The best thing to do is train to a place where you’re challenging yourself. There’s actually a buffer zone. If you look at like your speedometer or even your RPMs on your car, there’s this sweet spot where you’re at the three to four maybe RPMs when you’re accelerating, but then you can really step on the gas and be in that red line spot.

You don’t want to always train in that red line spot. You want to touch that red line from time to time, but there’s a buffer zone. There’s only so much you can stay there without increasing your risk for injury exponentially.

Learning from Professional Athletes

What’s the big deal in the NBA right now? Load management. These athletes are saying, “Look, my body is worth millions of dollars a year. It makes more sense for me to sit a game every fourth game or something because this is my way to make money.”

World record powerlifters, and they’re mostly enhanced, and even them at their enhanced state, they’ll only do a max lift every third or fourth week. So they train for three or four weeks to get to that one day where I’m going to be at my max.

Every day can’t be game day. There’s some days where your body maybe those workouts shouldn’t have been an intense workout. Maybe those days it should just be skill focused.
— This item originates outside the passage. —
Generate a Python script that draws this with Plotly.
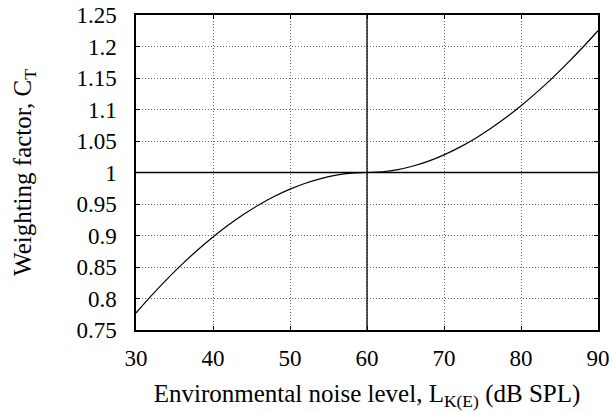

The Truth About Training to Failure

I like to say train to muscle failure, not mechanical failure. Muscle failure is when you get to that rep where all of a sudden the bar speed slows way down. The first few reps you were just jamming through them, but then you get to that spot where as you press up – that’s muscle failure.

Now you can rack the weight. You’ve now stimulated your muscles sufficiently for some progress. Don’t do another rep at that point because you increase your risk for injury.

One set to failure is going to give you 90% of results as five sets would give you. The gains or the law of depreciation kicks in on your second set, your third set – there’s less benefit to each additional set you do.

Focus on Functional Movements

Most good strength training programs will be built around movements that focus on compound joint movements – pull-ups, push-ups, squats, bench press, deadlifts, lunges. These are things that are multi-joint.